United KingdomUnited Kingdom  Payne, Brahms. The Primrose Piano Quartet, British Piano Festival 2015, Recital Hall, Birmingham Conservatoire. Bimingham, 16.6.2015 (RB)

Anthony Payne Piano Quartet (2015)
Brahms Piano Quartet in A Op.26

There was a change of venue for this third concert of the BPF. It overlapped two series: the Conservatoire’s ‘Performance Platform’ cycle and the three-day BPF event. Susanne Stanzeleit (violin) was there from Monday’s Bowen Quintet as was violist Dorothea Vogel and cellist Andrew Fuller. John Thwaites, who with Mark Bebbington has been at the hub of the Festival, played a magisterial role especially in the Brahms.

The Birmingham premiere of the Payne revealed a work of Bergian concentration. There’s a clear demarcation between the glimmering and sometimes ruthlessly active legato of the strings and the glinting often hard-pounding staccato of the piano. The quartet is only about 17 minutes long and in a single movement. The music simmered to a frankly lyrical yet understated climax in the last few pages. This is a work of smoking intensity. It feels very personal – even autobiographical – and is not easy to come to terms with it. The composer was present to acknowledge the applause.

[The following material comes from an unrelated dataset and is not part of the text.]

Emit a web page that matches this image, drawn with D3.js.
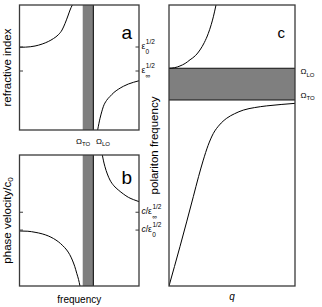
<!DOCTYPE html>
<html>
<head>
<meta charset="utf-8">
<script src="https://cdn.jsdelivr.net/npm/d3@7"></script>
<style>
  body { margin: 0; background: #fff; }
  text { font-family: "Liberation Sans", Arial, sans-serif; fill: #000; }
</style>
</head>
<body>
<svg id="fig" width="322" height="307"></svg>
<script>
// ---- data (arbitrary units) ----
// panels a and b share a frequency axis 0..1
const bandAB = [0.529, 0.618];            // Omega_TO, Omega_LO
const nTicks = [0.664, 0.472];            // eps0^1/2, epsInf^1/2
const nBelow = [[0, 0.662], [0.05, 0.663], [0.13, 0.672], [0.19, 0.688], [0.241, 0.708],
                [0.285, 0.732], [0.325, 0.762], [0.356, 0.8], [0.381, 0.852], [0.405, 0.912],
                [0.423, 0.96], [0.442, 1.0]];
const nAbove = [[0.654, 0.0], [0.664, 0.05], [0.674, 0.094], [0.688, 0.145], [0.701, 0.186],
                [0.728, 0.236], [0.757, 0.268], [0.79, 0.3], [0.827, 0.326], [0.87, 0.35],
                [0.911, 0.368], [0.955, 0.382], [1.0, 0.394]];
const vTicks = [0.563, 0.427];            // c/epsInf^1/2, c/eps0^1/2
const vBelow = [[0, 0.42], [0.07, 0.418], [0.13, 0.41], [0.19, 0.398], [0.241, 0.382],
                [0.285, 0.362], [0.325, 0.338], [0.362, 0.308], [0.395, 0.275], [0.42, 0.24],
                [0.442, 0.198], [0.462, 0.15], [0.479, 0.097], [0.494, 0.05], [0.506, 0.0]];
const vAbove = [[0.693, 1.0], [0.703, 0.955], [0.715, 0.911], [0.735, 0.855], [0.757, 0.809],
                [0.79, 0.765], [0.827, 0.733], [0.87, 0.702], [0.911, 0.677], [0.955, 0.659],
                [1.0, 0.644]];
// panel c: q 0..1, frequency 0..1
const bandC = [0.662, 0.775];             // Omega_TO, Omega_LO
const wUpper = [[0, 0.775], [0.045, 0.777], [0.087, 0.783], [0.128, 0.792], [0.167, 0.805],
                [0.21, 0.82], [0.246, 0.84], [0.28, 0.866], [0.312, 0.899], [0.335, 0.93],
                [0.352, 0.958], [0.373, 1.0]];
const wLower = [[0, 0], [0.087, 0.14], [0.14, 0.228], [0.193, 0.318], [0.235, 0.39],
                [0.272, 0.448], [0.31, 0.5], [0.352, 0.543], [0.4, 0.573], [0.458, 0.597],
                [0.52, 0.613], [0.59, 0.626], [0.68, 0.635], [0.775, 0.641], [0.89, 0.646],
                [1.0, 0.65]];

const svg = d3.select('#fig');
const border = '#3a3a3a', gray = '#7f7f7f';

function panel(id, x0, x1, y0, y1){
  const g = svg.append('g');
  g.append('clipPath').attr('id', 'clip-' + id)
    .append('rect').attr('x', x0).attr('y', y0).attr('width', x1 - x0).attr('height', y1 - y0);
  const plot = g.append('g').attr('clip-path', 'url(#clip-' + id + ')');
  return {
    g: g, plot: plot,
    x: d3.scaleLinear().domain([0, 1]).range([x0, x1]),
    y: d3.scaleLinear().domain([0, 1]).range([y1, y0]),
    frame: function(){
      g.append('rect').attr('x', x0).attr('y', y0).attr('width', x1 - x0).attr('height', y1 - y0)
        .attr('fill', 'none').attr('stroke', border).attr('stroke-width', 1.3);
    }
  };
}

function curve(p, data){
  const line = d3.line().x(d => p.x(d[0])).y(d => p.y(d[1])).curve(d3.curveMonotoneX);
  p.plot.append('path').datum(data).attr('d', line)
    .attr('fill', 'none').attr('stroke', '#000').attr('stroke-width', 1);
}

function ticks(p, vals){
  vals.forEach(v => {
    [[p.x(0), p.x(0) + 3.5], [p.x(1) - 3.5, p.x(1)]].forEach(s => {
      p.g.append('line').attr('x1', s[0]).attr('x2', s[1])
        .attr('y1', p.y(v)).attr('y2', p.y(v)).attr('stroke', border).attr('stroke-width', 1);
    });
  });
}

// label with stacked superscript/subscript
function stacked(g, x, y, main, sup, sub, italicC){
  const t = g.append('text').attr('x', x).attr('y', y + 1.8).style('font-size', '8.5px');
  if (italicC){
    t.append('tspan').style('font-style', 'italic').text('c');
    t.append('tspan').text('/ε');
  } else t.text(main);
  const w = t.node().getComputedTextLength();
  g.append('text').attr('x', x + w + 0.5).attr('y', y - 2.8).style('font-size', '6.5px').text(sup);
  g.append('text').attr('x', x + w + 0.3).attr('y', y + 6.8).style('font-size', '6.5px').text(sub);
}

function omega(g, x, y, sub, anchorEnd){
  const t = g.append('text').attr('x', x).attr('y', y).style('font-size', '8px')
    .attr('text-anchor', anchorEnd ? 'end' : 'start');
  t.append('tspan').text('Ω');
  t.append('tspan').attr('dy', 2.8).style('font-size', '6px').text(sub);
}

// ---- panel a ----
const pa = panel('a', 19.5, 139, 5, 130);
pa.plot.append('rect').attr('x', pa.x(bandAB[0])).attr('y', 5)
  .attr('width', pa.x(bandAB[1]) - pa.x(bandAB[0])).attr('height', 125).attr('fill', gray);
pa.plot.append('line').attr('x1', pa.x(bandAB[1])).attr('x2', pa.x(bandAB[1]))
  .attr('y1', 5).attr('y2', 130).attr('stroke', '#111').attr('stroke-width', 1.1);
curve(pa, nBelow);
curve(pa, nAbove);
ticks(pa, nTicks);
pa.frame();
stacked(pa.g, 141.5, pa.y(nTicks[0]), 'ε', '1/2', '0');
stacked(pa.g, 141.5, pa.y(nTicks[1]), 'ε', '1/2', '∞');
omega(pa.g, pa.x(bandAB[0]) + 7.5, 143.5, 'TO', true);
omega(pa.g, pa.x(bandAB[1]) + 2.7, 143.5, 'LO', false);
pa.g.append('text').attr('a', 1).attr('x', 121.5).attr('y', 38.5).style('font-size', '19px').text('a');
pa.g.append('text').attr('transform', 'translate(10.5,' + pa.y(0.5) + ') rotate(-90)')
  .attr('text-anchor', 'middle').style('font-size', '11.5px').text('refractive index');

// ---- panel b ----
const pb = panel('b', 19.5, 139, 155, 286);
pb.plot.append('rect').attr('x', pb.x(bandAB[0])).attr('y', 155)
  .attr('width', pb.x(bandAB[1]) - pb.x(bandAB[0])).attr('height', 131).attr('fill', gray);
pb.plot.append('line').attr('x1', pb.x(bandAB[1])).attr('x2', pb.x(bandAB[1]))
  .attr('y1', 155).attr('y2', 286).attr('stroke', '#111').attr('stroke-width', 1.1);
curve(pb, vBelow);
curve(pb, vAbove);
ticks(pb, vTicks);
pb.frame();
stacked(pb.g, 141.5, pb.y(vTicks[0]), null, '1/2', '∞', true);
stacked(pb.g, 141.5, pb.y(vTicks[1]), null, '1/2', '0', true);
pb.g.append('text').attr('x', 121.5).attr('y', 184.3).style('font-size', '19px').text('b');
const vl = pb.g.append('text').attr('transform', 'translate(10.5,' + pb.y(0.5) + ') rotate(-90)')
  .attr('text-anchor', 'middle').style('font-size', '11.5px');
vl.append('tspan').text('phase velocity/c');
vl.append('tspan').attr('dy', 2.5).style('font-size', '8px').text('0');
pb.g.append('text').attr('x', pb.x(0.5)).attr('y', 303).attr('text-anchor', 'middle')
  .style('font-size', '10px').text('frequency');

// ---- panel c ----
const pc = panel('c', 169, 295, 5, 286);
pc.plot.append('rect').attr('x', 169).attr('y', pc.y(bandC[1]))
  .attr('width', 126).attr('height', pc.y(bandC[0]) - pc.y(bandC[1])).attr('fill', gray);
bandC.forEach(v => {
  pc.plot.append('line').attr('x1', 169).attr('x2', 295).attr('y1', pc.y(v)).attr('y2', pc.y(v))
    .attr('stroke', '#111').attr('stroke-width', 1.1);
});
curve(pc, wUpper);
curve(pc, wLower);
pc.frame();
omega(pc.g, 300.5, pc.y(bandC[1]) + 5.5, 'LO', false);
omega(pc.g, 300.5, pc.y(bandC[0]) - 2.3, 'TO', false);
pc.g.append('text').attr('x', 277.5).attr('y', 38.3).style('font-size', '15px').text('c');
pc.g.append('text').attr('transform', 'translate(158,' + pc.y(0.5) + ') rotate(-90)')
  .attr('text-anchor', 'middle').style('font-size', '11.5px').text('polariton frequency');
pc.g.append('text').attr('x', pc.x(0.5)).attr('y', 300).attr('text-anchor', 'middle')
  .style('font-size', '10px').style('font-style', 'italic').text('q');
</script>
</body>
</html>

As for the epic Brahms we were on more familiar ground. It is a work stacked high with incident. The playing for this 45+ minute four movement piece was superbly wrought. One example amongst many will suffice. There is a moment at the end of the first movement where a gentle figure on the piano is echoed like a highly emotional whisper. The four players had this to touching perfection just as much as they lavished regal playing on the more heroic moments. It’s no wonder that at the end there was enthusiastic applause and two calls to acknowledge it. I love the orchestral Brahms: this will send me to the chamber works again with a new appreciation.